- Goal
Begin at the line containing "Reproduce this chart" in the entries below and end at the line containing "const LS = 20;"; transcribe that range exactly and nothing outside it.
--- begin Input material ---
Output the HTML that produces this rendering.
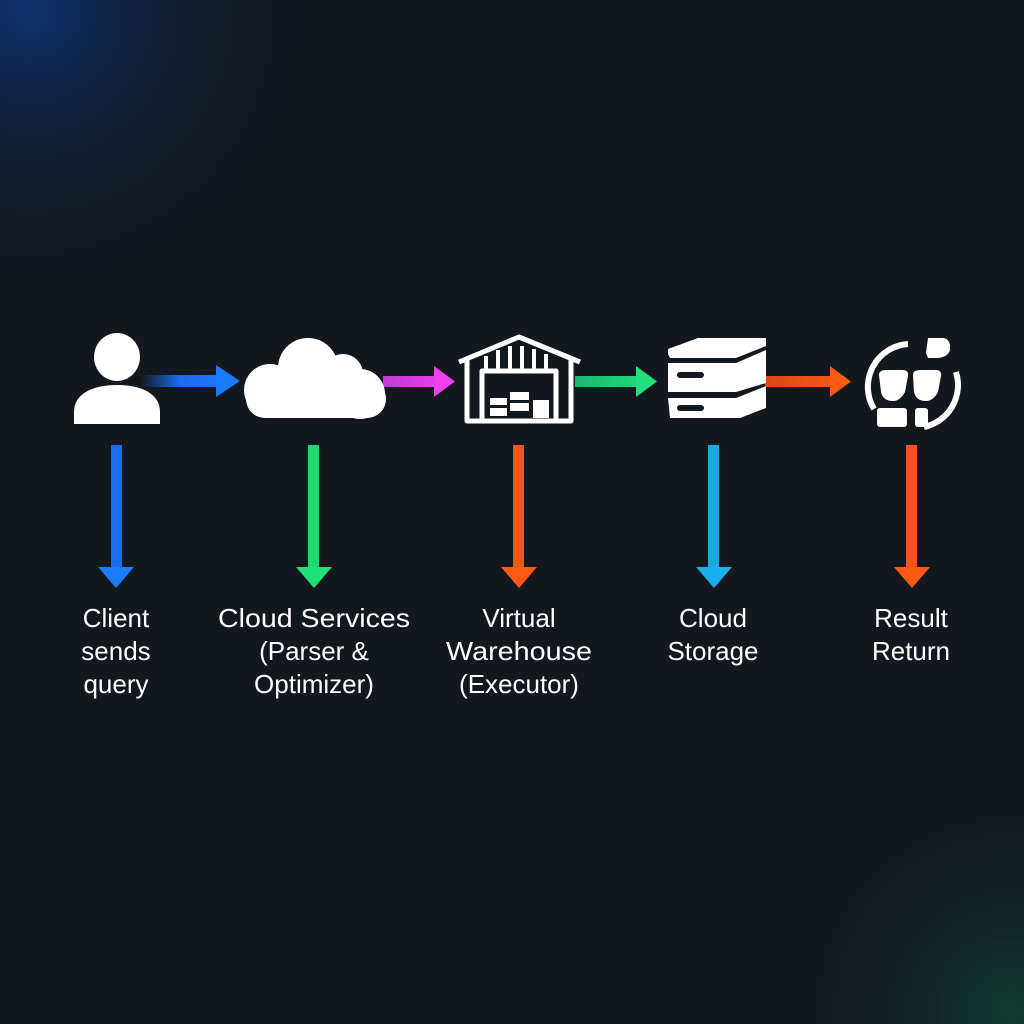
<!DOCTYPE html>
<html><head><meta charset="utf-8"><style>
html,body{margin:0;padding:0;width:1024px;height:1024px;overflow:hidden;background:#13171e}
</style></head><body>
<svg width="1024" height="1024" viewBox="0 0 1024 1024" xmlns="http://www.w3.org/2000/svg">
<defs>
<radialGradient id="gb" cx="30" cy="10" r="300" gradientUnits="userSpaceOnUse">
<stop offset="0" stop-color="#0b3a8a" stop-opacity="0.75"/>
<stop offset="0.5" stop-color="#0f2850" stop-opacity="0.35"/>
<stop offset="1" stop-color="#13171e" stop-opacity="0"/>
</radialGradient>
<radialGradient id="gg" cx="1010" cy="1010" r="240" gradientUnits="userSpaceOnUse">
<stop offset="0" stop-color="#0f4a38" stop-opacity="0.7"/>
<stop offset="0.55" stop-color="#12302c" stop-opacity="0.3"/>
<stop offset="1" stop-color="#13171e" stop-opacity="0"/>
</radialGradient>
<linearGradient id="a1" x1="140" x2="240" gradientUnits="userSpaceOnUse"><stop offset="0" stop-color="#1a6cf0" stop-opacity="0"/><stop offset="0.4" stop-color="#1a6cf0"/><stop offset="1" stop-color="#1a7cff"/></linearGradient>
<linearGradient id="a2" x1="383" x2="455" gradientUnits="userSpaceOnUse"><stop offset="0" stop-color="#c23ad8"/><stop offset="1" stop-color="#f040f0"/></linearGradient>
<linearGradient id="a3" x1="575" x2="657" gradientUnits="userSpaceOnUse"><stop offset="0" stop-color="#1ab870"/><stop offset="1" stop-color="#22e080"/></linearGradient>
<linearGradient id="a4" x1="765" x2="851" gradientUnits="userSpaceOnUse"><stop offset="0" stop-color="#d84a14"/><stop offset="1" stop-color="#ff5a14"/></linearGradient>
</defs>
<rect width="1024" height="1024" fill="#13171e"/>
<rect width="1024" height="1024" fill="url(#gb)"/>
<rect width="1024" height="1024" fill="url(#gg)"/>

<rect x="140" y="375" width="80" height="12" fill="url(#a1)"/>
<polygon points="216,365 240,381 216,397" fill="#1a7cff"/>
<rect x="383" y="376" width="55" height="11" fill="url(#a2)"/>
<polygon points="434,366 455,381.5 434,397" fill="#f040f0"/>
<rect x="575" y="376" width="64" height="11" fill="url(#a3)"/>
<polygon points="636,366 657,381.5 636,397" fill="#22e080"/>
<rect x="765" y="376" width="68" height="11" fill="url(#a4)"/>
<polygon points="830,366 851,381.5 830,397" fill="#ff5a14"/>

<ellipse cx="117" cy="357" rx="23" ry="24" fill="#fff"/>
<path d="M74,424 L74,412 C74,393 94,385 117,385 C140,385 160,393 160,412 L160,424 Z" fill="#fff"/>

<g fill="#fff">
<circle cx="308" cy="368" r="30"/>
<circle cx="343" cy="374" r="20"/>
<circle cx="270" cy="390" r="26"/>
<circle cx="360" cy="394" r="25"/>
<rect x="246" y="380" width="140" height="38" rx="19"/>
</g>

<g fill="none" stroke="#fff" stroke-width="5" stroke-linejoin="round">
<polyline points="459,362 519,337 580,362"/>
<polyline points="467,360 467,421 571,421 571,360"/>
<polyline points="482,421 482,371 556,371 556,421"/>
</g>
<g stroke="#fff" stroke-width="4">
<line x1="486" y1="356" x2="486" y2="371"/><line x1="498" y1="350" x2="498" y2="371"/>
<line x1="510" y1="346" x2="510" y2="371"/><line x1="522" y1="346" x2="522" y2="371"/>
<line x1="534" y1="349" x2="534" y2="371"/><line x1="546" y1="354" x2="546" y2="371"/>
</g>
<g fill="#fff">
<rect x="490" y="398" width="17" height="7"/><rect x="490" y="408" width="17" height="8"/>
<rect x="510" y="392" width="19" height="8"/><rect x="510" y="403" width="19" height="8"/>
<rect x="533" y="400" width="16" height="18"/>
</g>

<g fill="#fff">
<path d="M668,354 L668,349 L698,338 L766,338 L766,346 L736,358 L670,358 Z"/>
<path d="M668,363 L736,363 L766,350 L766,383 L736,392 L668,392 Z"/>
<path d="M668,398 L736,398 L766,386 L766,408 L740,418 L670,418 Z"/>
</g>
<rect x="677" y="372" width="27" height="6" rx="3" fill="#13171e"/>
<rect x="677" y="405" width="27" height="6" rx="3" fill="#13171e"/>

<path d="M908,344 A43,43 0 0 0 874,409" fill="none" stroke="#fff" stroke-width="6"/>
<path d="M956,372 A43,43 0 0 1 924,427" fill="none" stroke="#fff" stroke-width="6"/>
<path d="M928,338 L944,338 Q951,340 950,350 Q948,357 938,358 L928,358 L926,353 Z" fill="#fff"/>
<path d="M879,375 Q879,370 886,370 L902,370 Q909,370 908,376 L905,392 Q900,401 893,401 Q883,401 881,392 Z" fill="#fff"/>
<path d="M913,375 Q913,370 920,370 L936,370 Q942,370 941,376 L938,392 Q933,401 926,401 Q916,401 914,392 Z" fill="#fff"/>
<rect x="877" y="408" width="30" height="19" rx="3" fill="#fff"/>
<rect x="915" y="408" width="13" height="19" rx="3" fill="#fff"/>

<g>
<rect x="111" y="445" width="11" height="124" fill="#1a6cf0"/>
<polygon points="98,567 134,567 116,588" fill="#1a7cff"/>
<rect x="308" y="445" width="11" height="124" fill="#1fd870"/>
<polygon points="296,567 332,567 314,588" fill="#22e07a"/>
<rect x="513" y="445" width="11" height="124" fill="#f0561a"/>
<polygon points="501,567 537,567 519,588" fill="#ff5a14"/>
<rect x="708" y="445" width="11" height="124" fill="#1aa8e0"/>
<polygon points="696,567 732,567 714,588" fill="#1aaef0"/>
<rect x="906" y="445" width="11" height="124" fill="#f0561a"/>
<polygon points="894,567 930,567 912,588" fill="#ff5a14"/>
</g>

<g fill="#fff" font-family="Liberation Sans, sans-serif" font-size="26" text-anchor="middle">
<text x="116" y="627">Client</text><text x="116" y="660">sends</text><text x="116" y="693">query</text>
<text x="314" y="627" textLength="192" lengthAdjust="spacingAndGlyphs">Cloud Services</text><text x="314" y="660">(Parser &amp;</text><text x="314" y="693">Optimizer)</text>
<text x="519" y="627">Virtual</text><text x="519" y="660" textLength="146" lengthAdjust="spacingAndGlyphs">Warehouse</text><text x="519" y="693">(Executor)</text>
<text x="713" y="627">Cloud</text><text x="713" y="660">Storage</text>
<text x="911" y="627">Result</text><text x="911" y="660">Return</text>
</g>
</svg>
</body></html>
--- end Input material ---
--- begin Input material ---
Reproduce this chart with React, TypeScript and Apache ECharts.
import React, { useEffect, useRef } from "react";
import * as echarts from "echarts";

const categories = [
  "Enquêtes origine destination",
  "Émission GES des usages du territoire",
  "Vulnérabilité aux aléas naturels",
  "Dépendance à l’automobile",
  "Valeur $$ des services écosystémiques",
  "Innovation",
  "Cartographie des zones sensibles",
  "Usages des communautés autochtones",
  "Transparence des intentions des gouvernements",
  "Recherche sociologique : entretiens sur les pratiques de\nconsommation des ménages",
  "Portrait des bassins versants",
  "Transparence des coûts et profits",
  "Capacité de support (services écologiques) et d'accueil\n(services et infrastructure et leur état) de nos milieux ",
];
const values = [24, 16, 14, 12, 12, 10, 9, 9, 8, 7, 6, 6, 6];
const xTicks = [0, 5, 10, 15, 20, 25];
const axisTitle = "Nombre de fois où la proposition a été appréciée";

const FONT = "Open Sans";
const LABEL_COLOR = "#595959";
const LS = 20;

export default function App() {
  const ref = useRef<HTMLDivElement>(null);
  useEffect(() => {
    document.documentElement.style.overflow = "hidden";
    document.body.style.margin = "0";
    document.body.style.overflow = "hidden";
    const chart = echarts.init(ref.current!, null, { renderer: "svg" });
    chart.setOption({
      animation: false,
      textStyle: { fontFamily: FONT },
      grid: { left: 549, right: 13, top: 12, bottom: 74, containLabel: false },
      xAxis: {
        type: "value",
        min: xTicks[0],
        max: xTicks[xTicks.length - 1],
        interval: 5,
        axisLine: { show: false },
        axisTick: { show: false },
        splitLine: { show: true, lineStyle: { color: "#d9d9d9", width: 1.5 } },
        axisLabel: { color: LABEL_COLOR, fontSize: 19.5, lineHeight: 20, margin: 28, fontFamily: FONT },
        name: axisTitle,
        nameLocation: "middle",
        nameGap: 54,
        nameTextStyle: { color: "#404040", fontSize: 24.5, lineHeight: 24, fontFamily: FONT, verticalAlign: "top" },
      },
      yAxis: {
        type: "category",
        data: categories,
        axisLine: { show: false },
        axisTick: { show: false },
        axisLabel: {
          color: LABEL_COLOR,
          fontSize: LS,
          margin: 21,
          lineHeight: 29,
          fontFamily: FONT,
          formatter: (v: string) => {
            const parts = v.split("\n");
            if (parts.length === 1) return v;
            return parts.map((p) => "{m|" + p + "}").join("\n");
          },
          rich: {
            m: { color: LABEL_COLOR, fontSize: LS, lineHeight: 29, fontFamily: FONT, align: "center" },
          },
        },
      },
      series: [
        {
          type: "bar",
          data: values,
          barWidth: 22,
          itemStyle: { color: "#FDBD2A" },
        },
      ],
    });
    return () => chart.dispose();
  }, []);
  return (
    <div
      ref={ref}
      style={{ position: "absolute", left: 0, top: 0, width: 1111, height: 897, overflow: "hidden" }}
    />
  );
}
--- end Input material ---
--- begin Input material ---
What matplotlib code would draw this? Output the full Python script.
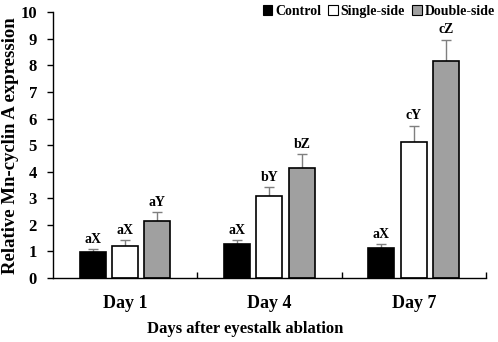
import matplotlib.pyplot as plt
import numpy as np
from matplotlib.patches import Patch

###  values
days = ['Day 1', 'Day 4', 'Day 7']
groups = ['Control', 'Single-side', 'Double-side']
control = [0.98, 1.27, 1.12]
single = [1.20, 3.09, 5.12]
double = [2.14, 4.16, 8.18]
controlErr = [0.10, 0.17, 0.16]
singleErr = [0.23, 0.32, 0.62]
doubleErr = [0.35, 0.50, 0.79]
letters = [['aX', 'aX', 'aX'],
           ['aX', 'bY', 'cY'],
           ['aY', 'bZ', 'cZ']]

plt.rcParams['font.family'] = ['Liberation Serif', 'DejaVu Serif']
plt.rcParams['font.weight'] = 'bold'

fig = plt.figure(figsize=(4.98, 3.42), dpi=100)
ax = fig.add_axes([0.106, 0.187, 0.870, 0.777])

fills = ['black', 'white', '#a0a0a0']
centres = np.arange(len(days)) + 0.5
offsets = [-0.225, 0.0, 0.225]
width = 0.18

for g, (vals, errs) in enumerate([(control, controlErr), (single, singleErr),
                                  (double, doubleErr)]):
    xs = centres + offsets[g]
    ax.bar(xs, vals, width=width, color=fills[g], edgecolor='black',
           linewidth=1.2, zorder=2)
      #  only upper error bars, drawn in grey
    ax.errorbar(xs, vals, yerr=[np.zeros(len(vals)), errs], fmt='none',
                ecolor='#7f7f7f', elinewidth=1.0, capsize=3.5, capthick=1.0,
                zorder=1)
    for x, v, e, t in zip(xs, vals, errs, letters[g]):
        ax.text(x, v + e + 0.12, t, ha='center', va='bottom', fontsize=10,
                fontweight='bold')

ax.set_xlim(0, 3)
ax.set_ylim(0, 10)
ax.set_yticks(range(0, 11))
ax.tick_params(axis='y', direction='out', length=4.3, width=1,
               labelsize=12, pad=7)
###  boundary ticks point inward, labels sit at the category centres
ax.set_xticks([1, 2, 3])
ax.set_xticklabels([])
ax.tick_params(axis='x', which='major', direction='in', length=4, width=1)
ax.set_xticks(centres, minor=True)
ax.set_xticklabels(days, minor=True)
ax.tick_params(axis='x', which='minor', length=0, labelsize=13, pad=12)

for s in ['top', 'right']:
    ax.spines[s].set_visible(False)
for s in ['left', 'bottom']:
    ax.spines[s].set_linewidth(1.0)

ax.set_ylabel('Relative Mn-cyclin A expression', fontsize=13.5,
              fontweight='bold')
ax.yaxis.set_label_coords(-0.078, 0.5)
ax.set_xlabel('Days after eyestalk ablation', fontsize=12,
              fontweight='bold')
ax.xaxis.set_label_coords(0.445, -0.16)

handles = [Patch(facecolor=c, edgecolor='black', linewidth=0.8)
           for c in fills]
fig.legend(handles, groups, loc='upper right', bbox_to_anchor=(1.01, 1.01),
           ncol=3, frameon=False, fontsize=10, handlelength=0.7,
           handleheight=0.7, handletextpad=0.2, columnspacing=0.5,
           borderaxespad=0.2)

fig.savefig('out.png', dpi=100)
--- end Input material ---
- The answer
Reproduce this chart with React, TypeScript and Apache ECharts.
import React, { useEffect, useRef } from "react";
import * as echarts from "echarts";

const categories = [
  "Enquêtes origine destination",
  "Émission GES des usages du territoire",
  "Vulnérabilité aux aléas naturels",
  "Dépendance à l’automobile",
  "Valeur $$ des services écosystémiques",
  "Innovation",
  "Cartographie des zones sensibles",
  "Usages des communautés autochtones",
  "Transparence des intentions des gouvernements",
  "Recherche sociologique : entretiens sur les pratiques de\nconsommation des ménages",
  "Portrait des bassins versants",
  "Transparence des coûts et profits",
  "Capacité de support (services écologiques) et d'accueil\n(services et infrastructure et leur état) de nos milieux ",
];
const values = [24, 16, 14, 12, 12, 10, 9, 9, 8, 7, 6, 6, 6];
const xTicks = [0, 5, 10, 15, 20, 25];
const axisTitle = "Nombre de fois où la proposition a été appréciée";

const FONT = "Open Sans";
const LABEL_COLOR = "#595959";
const LS = 20;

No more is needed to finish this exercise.